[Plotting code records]
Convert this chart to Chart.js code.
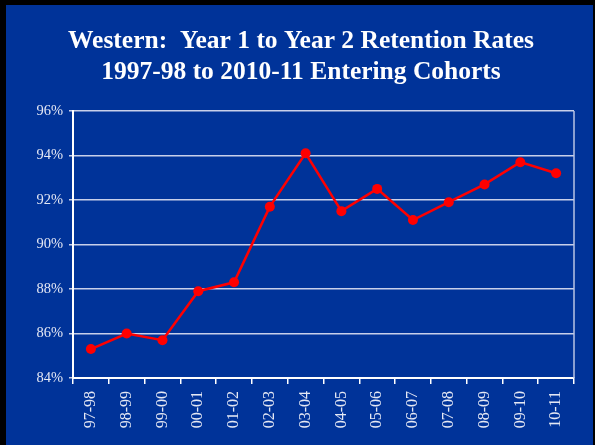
<!DOCTYPE html>
<html>
<head>
<meta charset="utf-8">
<script src="https://cdn.jsdelivr.net/npm/chart.js@4"></script>
<style>
  html, body { margin: 0; padding: 0; background: #000; }
  #wrap { width: 595px; height: 445px; }
</style>
</head>
<body>
<div id="wrap"><canvas id="grafico" width="595" height="445"></canvas></div>
<script>
// datos del grafico
const cohortes = ['97-98', '98-99', '99-00', '00-01', '01-02', '02-03', '03-04',
                  '04-05', '05-06', '06-07', '07-08', '08-09', '09-10', '10-11'];
const retencion = [85.3, 86.0, 85.7, 87.9, 88.3, 91.7, 94.1,
                   91.5, 92.5, 91.1, 91.9, 92.7, 93.7, 93.2];
const tituloLineas = ['Western:  Year 1 to Year 2 Retention Rates',
                      '1997-98 to 2010-11 Entering Cohorts'];

const azul = '#003399';
const serif = '"Liberation Serif", "Times New Roman", serif';

// fondo negro con el panel azul, titulo y borde derecho del area
const fondo = {
    id: 'fondo',
    beforeDraw(chart) {
        const c = chart.ctx;
        c.save();
        c.fillStyle = '#000';
        c.fillRect(0, 0, chart.width, chart.height);
        c.fillStyle = azul;
        c.fillRect(6, 5, chart.width - 8, chart.height - 5);
        // titulo en dos lineas
        c.fillStyle = '#ffffff';
        c.font = 'bold 25.5px ' + serif;
        c.textAlign = 'center';
        c.textBaseline = 'alphabetic';
        c.fillText(tituloLineas[0], 301, 48);
        c.fillText(tituloLineas[1], 301, 79);
        c.restore();
    },
    beforeDatasetsDraw(chart) {
        const a = chart.chartArea;
        const c = chart.ctx;
        c.save();
        c.strokeStyle = '#b8c4e4';
        c.lineWidth = 1.5;
        c.beginPath();
        c.moveTo(a.right, a.top);
        c.lineTo(a.right, a.bottom);
        c.stroke();
        c.restore();
    }
};

const ctx = document.getElementById('grafico').getContext('2d');
const grafico = new Chart(ctx, {
    type: 'line',
    data: {
        labels: cohortes,
        datasets: [{
            data: retencion,
            borderColor: '#ff0000',
            backgroundColor: '#ff0000',
            borderWidth: 2.5,
            pointRadius: 5,
            pointBackgroundColor: '#ff0000',
            pointBorderWidth: 0,
            tension: 0
        }]
    },
    options: {
        responsive: false,
        animation: false,
        layout: { padding: { left: 6, right: 21, top: 111, bottom: 0 } },
        plugins: {
            legend: { display: false },
            tooltip: { enabled: false },
            title: { display: false }
        },
        scales: {
            x: {
                offset: true,
                grid: {
                    offset: true,
                    drawOnChartArea: false,
                    drawTicks: true,
                    tickLength: 6,
                    color: '#ffffff',
                    lineWidth: 1.5
                },
                border: { color: '#ffffff', width: 2 },
                ticks: {
                    color: '#e4e8f4',
                    font: { family: serif, size: 16 },
                    minRotation: 90,
                    maxRotation: 90,
                    padding: 7
                },
                afterFit(scale) { scale.height = 67; }
            },
            y: {
                min: 84,
                max: 96,
                grid: {
                    color: '#c8d0ea',
                    lineWidth: 1.5,
                    drawTicks: true,
                    tickLength: 4
                },
                border: { color: '#ffffff', width: 2 },
                ticks: {
                    stepSize: 2,
                    color: '#e4e8f4',
                    font: { family: serif, size: 14.5 },
                    padding: 6,
                    callback: v => v + '%'
                },
                afterFit(scale) { scale.width = 67; }
            }
        }
    },
    plugins: [fondo]
});
</script>
</body>
</html>
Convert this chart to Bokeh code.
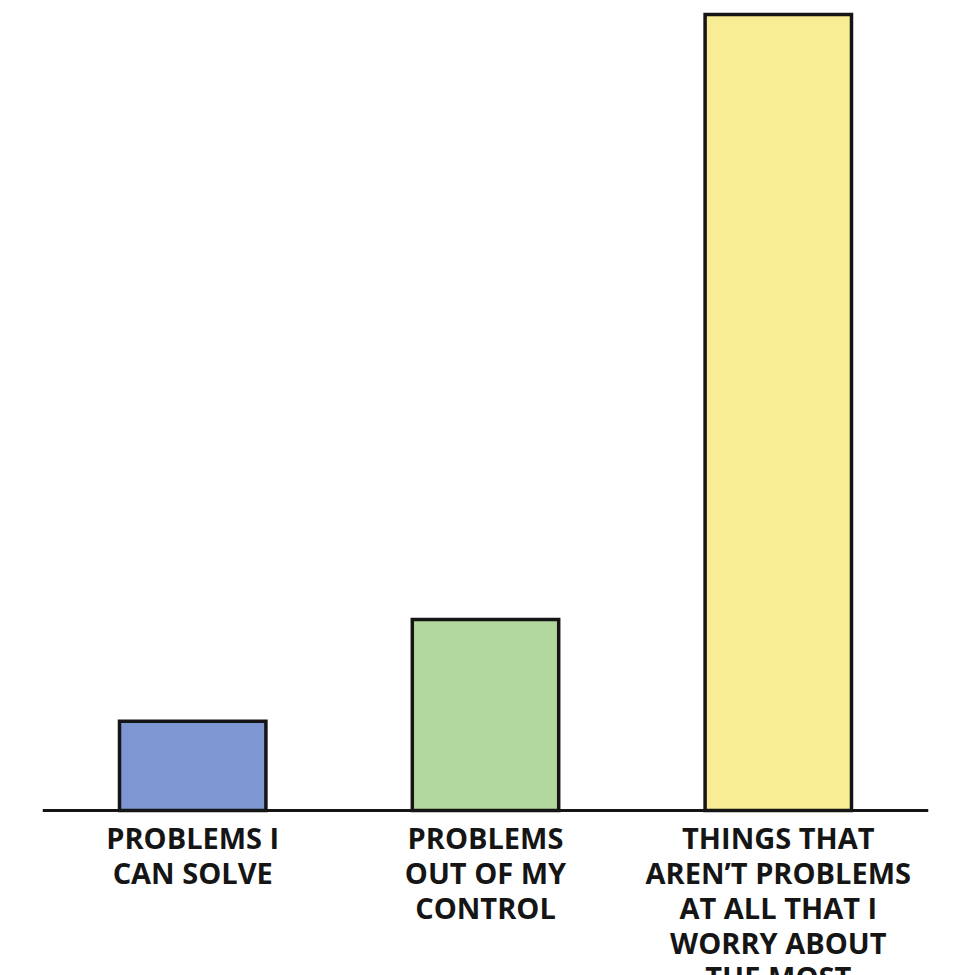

■ **GOAL**: Copy every record above exactly, leaving out any pictures.

■ **EXERCISE ANSWER**:
Convert this chart to Chart.js code.
<!DOCTYPE html>
<html>
<head>
<meta charset="utf-8">
<script src="https://cdn.jsdelivr.net/npm/chart.js@4"></script>
<style>
  html, body { margin: 0; padding: 0; background: #000; }
  #wrap { width: 595px; height: 445px; }
</style>
</head>
<body>
<div id="wrap"><canvas id="grafico" width="595" height="445"></canvas></div>
<script>
// datos del grafico
const cohortes = ['97-98', '98-99', '99-00', '00-01', '01-02', '02-03', '03-04',
                  '04-05', '05-06', '06-07', '07-08', '08-09', '09-10', '10-11'];
const retencion = [85.3, 86.0, 85.7, 87.9, 88.3, 91.7, 94.1,
                   91.5, 92.5, 91.1, 91.9, 92.7, 93.7, 93.2];
const tituloLineas = ['Western:  Year 1 to Year 2 Retention Rates',
                      '1997-98 to 2010-11 Entering Cohorts'];

const azul = '#003399';
const serif = '"Liberation Serif", "Times New Roman", serif';

// fondo negro con el panel azul, titulo y borde derecho del area
const fondo = {
    id: 'fondo',
    beforeDraw(chart) {
        const c = chart.ctx;
        c.save();
        c.fillStyle = '#000';
        c.fillRect(0, 0, chart.width, chart.height);
        c.fillStyle = azul;
        c.fillRect(6, 5, chart.width - 8, chart.height - 5);
        // titulo en dos lineas
        c.fillStyle = '#ffffff';
        c.font = 'bold 25.5px ' + serif;
        c.textAlign = 'center';
        c.textBaseline = 'alphabetic';
        c.fillText(tituloLineas[0], 301, 48);
        c.fillText(tituloLineas[1], 301, 79);
        c.restore();
    },
    beforeDatasetsDraw(chart) {
        const a = chart.chartArea;
        const c = chart.ctx;
        c.save();
        c.strokeStyle = '#b8c4e4';
        c.lineWidth = 1.5;
        c.beginPath();
        c.moveTo(a.right, a.top);
        c.lineTo(a.right, a.bottom);
        c.stroke();
        c.restore();
    }
};

const ctx = document.getElementById('grafico').getContext('2d');
const grafico = new Chart(ctx, {
    type: 'line',
    data: {
        labels: cohortes,
        datasets: [{
            data: retencion,
            borderColor: '#ff0000',
            backgroundColor: '#ff0000',
            borderWidth: 2.5,
            pointRadius: 5,
            pointBackgroundColor: '#ff0000',
            pointBorderWidth: 0,
            tension: 0
        }]
    },
    options: {
        responsive: false,
        animation: false,
        layout: { padding: { left: 6, right: 21, top: 111, bottom: 0 } },
        plugins: {
            legend: { display: false },
            tooltip: { enabled: false },
            title: { display: false }
        },
        scales: {
            x: {
                offset: true,
                grid: {
                    offset: true,
                    drawOnChartArea: false,
                    drawTicks: true,
                    tickLength: 6,
                    color: '#ffffff',
                    lineWidth: 1.5
                },
                border: { color: '#ffffff', width: 2 },
                ticks: {
                    color: '#e4e8f4',
                    font: { family: serif, size: 16 },
                    minRotation: 90,
                    maxRotation: 90,
                    padding: 7
                },
                afterFit(scale) { scale.height = 67; }
            },
            y: {
                min: 84,
                max: 96,
                grid: {
                    color: '#c8d0ea',
                    lineWidth: 1.5,
                    drawTicks: true,
                    tickLength: 4
                },
                border: { color: '#ffffff', width: 2 },
                ticks: {
                    stepSize: 2,
                    color: '#e4e8f4',
                    font: { family: serif, size: 14.5 },
                    padding: 6,
                    callback: v => v + '%'
                },
                afterFit(scale) { scale.width = 67; }
            }
        }
    },
    plugins: [fondo]
});
</script>
</body>
</html>
Convert this chart to Bokeh code.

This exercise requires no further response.